Not quite. I think we can only accept arrays as lower and upper bounds. And you’ll need bounds. But what you can do is this:

data {
  int<lower=0> M, N;
  ...
parameters {
  vector[M * N] mu_vec;
  vector<upper = min(mu, 1 - mu)>[M * N] inv_theta_vec;

model {
   matrix[M, N] theta = inv(to_matrix(inv_theta_vec, M, N));

Thank you for your suggestion. I tried to implement the following:

transformed parameters {
    ...
    vector<lower=0, upper=1>[N] mu;
    vector<lower=1 / min(mu, 1 - mu)>[N] theta;
    ...
}

However, this results in a data compatibility error:

Ill-typed arguments supplied to function ‘min’:
(vector, vector)
Available signatures:
(int, int) => int
The first argument must be int but got vector
(array int) => int
Expected 1 arguments but found 2 arguments.
(array real) => real
Expected 1 arguments but found 2 arguments.
(vector) => real
Expected 1 arguments but found 2 arguments.
(row_vector) => real
Expected 1 arguments but found 2 arguments.

Any ideas to make overcome this? Would a custom “rowwise_min”-function work?

functions {
    vector bound(vector x) {
        vector[num_elements(x)] out;

        for (i in 1:num_elements(x)) {
            vector[2] v;
            v[1] = x[i];
            v[2] = 1 - x[i];

            out[i] = 1.0 / min(v);
        }

       return out;
    }
}

Or is there a better way to go?

Sorry for leading you astray! I should’ve realized that min wouldn’t work that way, because we don’t vectorize any binary functions that way!
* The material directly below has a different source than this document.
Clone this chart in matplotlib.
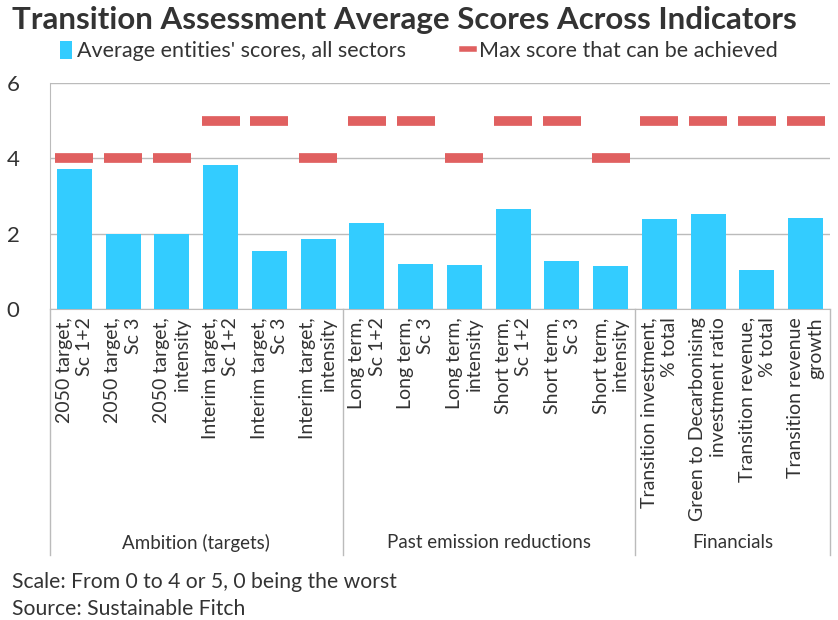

You will need a function like you defined. The one you defined will work, but it’s inefficient to allocate and fill a vector, so I’d recommend just using

vector bound(vector x) {
  int N = cols(x);
  vector[N] y;
  for (n in 1:N) {
    y[n] = inv(min(x[n], 1 - x[n]));
  }
  return y;
}

You could use 1 / min(x[n], 1 - x[n]) rather than inv(min(x[n], 1 - x[n])), but inv is a bit more efficient.